WRUW-FM
- Cleveland, Ohio; United States;
- Broadcast area: Greater Cleveland
- Frequency: 91.1 MHz
- Branding: WRUW FM 91.1

Programming
- Format: College/variety

Ownership
- Owner: Case Western Reserve University

History
- Founded: 1946
- First air date: February 26, 1967
- Call sign meaning: Western Reserve University

Technical information
- Licensing authority: FCC
- Facility ID: 9255
- Class: B1
- ERP: 15,000 watts
- HAAT: 89 meters (292 ft)
- Transmitter coordinates: 41°31′14.00″N 81°35′3.00″W﻿ / ﻿41.5205556°N 81.5841667°W

Links
- Public license information: Public file; LMS;
- Webcast: Listen live
- Website: wruw.org

= WRUW-FM =

Radio station at Case Western Reserve University

WRUW-FM (91.1 FM) is a non-commercial educational radio station licensed to Cleveland, Ohio. Owned by Case Western Reserve University, the station serves Greater Cleveland and is student-run, carrying a combined college and variety format. WRUW-FM's studios are located in the Mather Memorial Building on the Case Western Reserve campus at University Circle, while the station's transmitter resides in East Cleveland.

==History==
WRUW has its earliest roots in "WFSM", started in 1946 by the Flora Stone Mather Radio Club at what was then Western Reserve University which presented programming via a public address system. This was followed by the AM carrier current station WRAR in 1955. Finally, on February 26, 1967, the FCC granted a license under the call sign WRUW-FM. Western Reserve merged with Case Institute of Technology five months later.

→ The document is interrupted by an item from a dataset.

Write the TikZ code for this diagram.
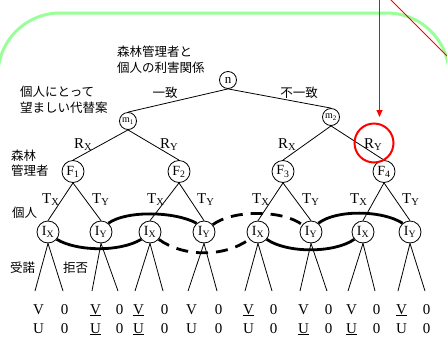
\documentclass[tikz,border=0pt]{standalone}
\usepackage{fontspec}
\setmainfont{Liberation Serif}
\newfontfamily\jpFont{Noto Sans CJK JP}
\usetikzlibrary{arrows.meta}
\tikzstyle{pixelGrid} = [x = 1pt, y = -1pt]
\definecolor{frameColor}{RGB}{153,255,153}
\definecolor{markColor}{RGB}{255,0,0}
\tikzstyle{frameStyle} = [color=frameColor, line width=3pt, rounded corners=62pt]
\tikzstyle{markLine} = [color=markColor, line width=1pt]
\tikzstyle{treeLine} = [line width=0.8pt]
\tikzstyle{smallChoice} = [draw, circle, fill=white, line width=0.8pt, inner sep=0pt, minimum size=17pt]
\tikzstyle{bigChoice} = [draw, circle, fill=white, line width=0.8pt, inner sep=0pt, minimum size=22pt, font=\fontsize{14}{14}\selectfont]
\tikzstyle{branchText} = [font=\fontsize{15}{15}\selectfont, inner sep=0pt, anchor=base west]
\tikzstyle{payoffText} = [font=\fontsize{15}{15}\selectfont, inner sep=0pt, anchor=base]
\tikzstyle{jpText} = [font=\jpFont\fontsize{12.5}{15.5}\selectfont, inner sep=0pt, anchor=west, align=left]
\tikzstyle{jpBranch} = [font=\jpFont\fontsize{12.5}{15.5}\selectfont, inner sep=0pt]
\tikzstyle{infoSet} = [line width=2.8pt]
\tikzstyle{infoSetDashed} = [line width=2.8pt, dash pattern=on 12pt off 8pt]
\newcommand{\subLabel}[2]{#1\textsubscript{#2}}
\newcommand{\leafPayoff}[3]{
  \path (accept#1) ++(3.5,23) node [payoffText] (valueV#1) {#2} ++(0,19) node [payoffText] (valueU#1) {#3};
  \path (reject#1) ++(1.5,23) node [payoffText] (zeroV#1) {0} ++(0,19) node [payoffText] (zeroU#1) {0};
}

\begin{document}
\begin{tikzpicture}[pixelGrid]
  \path [use as bounding box, clip] (0,0) rectangle (447,338);
  \draw [frameStyle] (-2,420) -- (-2,13) -- (449,13) -- (449,420);

  \node [smallChoice, font=\fontsize{13}{13}\selectfont] (n) at (228,80) {n};
  \node [smallChoice, font=\fontsize{10}{10}\selectfont] (m1) at (128,121) {\subLabel{m}{1}};
  \node [smallChoice, font=\fontsize{10}{10}\selectfont] (m2) at (331,117) {\subLabel{m}{2}};
  \foreach \idx/\x in {1/73, 2/179, 3/283, 4/384}
    \node [bigChoice] (F\idx) at (\x,171.5) {\subLabel{F}{\idx}};
  \foreach \idx/\x/\tag in {1/48/X, 2/101/Y, 3/150/X, 4/204/Y, 5/258/X, 6/311/Y, 7/363/X, 8/410/Y}
    \node [bigChoice] (I\idx) at (\x,232) {\subLabel{I}{\tag}};

  \draw [treeLine] (m1.north) -- (n.south) -- (m2.north);
  \foreach \parent/\leftKid/\rightKid in {m1/F1/F2, m2/F3/F4, F1/I1/I2, F2/I3/I4, F3/I5/I6, F4/I7/I8}
    \draw [treeLine] (\leftKid.north) -- (\parent.south) -- (\rightKid.north);
  \foreach \idx/\xa/\xb in {1/35/63, 2/92/118, 3/135/163, 4/188/217, 5/245/272, 6/300/327, 7/348/375, 8/398/425} {
    \coordinate (accept\idx) at (\xa,291);
    \coordinate (reject\idx) at (\xb,291);
    \draw [treeLine] (accept\idx) -- (I\idx.south) -- (reject\idx);
  }

  \leafPayoff{1}{V}{U}
  \leafPayoff{2}{\underline{V}}{\underline{U}}
  \leafPayoff{3}{\underline{V}}{\underline{U}}
  \leafPayoff{4}{V}{U}
  \leafPayoff{5}{\underline{V}}{U}
  \leafPayoff{6}{V}{\underline{U}}
  \leafPayoff{7}{V}{\underline{U}}
  \leafPayoff{8}{\underline{V}}{U}

  \node [jpBranch] (agree) at (165,93) {一致};
  \node [jpBranch] (disagree) at (299,93) {不一致};
  \node [branchText] (rx1) at (74,148) {\subLabel{R}{X}};
  \node [branchText] (ry1) at (160,148) {\subLabel{R}{Y}};
  \node [branchText] (rx2) at (278,148) {\subLabel{R}{X}};
  \node [branchText] (ry2) at (364,148) {\subLabel{R}{Y}};
  \foreach \idx/\x/\tag in {1/42/X, 2/92/Y, 3/147/X, 4/197/Y, 5/252/X, 6/302/Y, 7/350/X, 8/402/Y}
    \node [branchText] (t\idx) at (\x,203) {\subLabel{T}{\tag}};

  \node [jpText] (relation) at (117,59.5) {森林管理者と\\個人の利害関係};
  \node [jpText] (preference) at (20,100) {個人にとって\\望ましい代替案};
  \node [jpText] (managerLabel) at (11,163) {森林\\管理者};
  \node [jpText] (personLabel) at (12,213) {個人};
  \node [jpText] (acceptLabel) at (10,268) {受諾};
  \node [jpText] (rejectLabel) at (63,268) {拒否};

  \draw [infoSet] (I1.-40) .. controls +(20,12) and +(-22,13) .. (I3.-140);
  \draw [infoSet] (I2.50) .. controls +(18,-13) and +(-22,-12) .. (I4.130);
  \draw [infoSetDashed] (I3.-40) .. controls +(25,18) and +(-25,18) .. (I5.-140);
  \draw [infoSetDashed] (I4.40) .. controls +(20,-15) and +(-20,-15) .. (I6.140);
  \draw [infoSet] (I5.-40) .. controls +(20,14) and +(-20,14) .. (I7.-140);
  \draw [infoSet] (I6.50) .. controls +(18,-14) and +(-20,-13) .. (I8.130);

  \coordinate (arrowStart) at (379.5,-5);
  \coordinate (arrowEnd) at (379.5,117);
  \draw [markLine, -{Triangle[length=7pt, width=6pt]}] (arrowStart) -- (arrowEnd);
  \coordinate (slashTop) at (386,-5);
  \coordinate (slashBottom) at (452,61);
  \draw [markLine, line width=0.8pt] (slashTop) -- (slashBottom);
  \node [draw=markColor, line width=2pt, circle, minimum size=39pt, inner sep=0pt] (focus) at (374,143) {};
\end{tikzpicture}
\end{document}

WRUW began as a 10-watt monoaural station, gained stereo capability in 1974 and saw a power increase to 1000 watts in 1980. WRUW's power was boosted to its current level of 15,000 watts on March 5, 2002.

Over the years, WRUW has worked to maintain ties to the community, co-sponsoring events with Case Western Reserve University and other University Circle institutions, maintaining a relationship with the Hessler Street Fair, and providing a voice for community members not otherwise associated with Case Western Reserve University.

==Current programming==
WRUW is open to both students and members of the Cleveland community. Completion of a semester-long training course is required. Summer events include Studio-A-Rama (mainly Indie rock and pop acts), usually held the Saturday after Labor Day.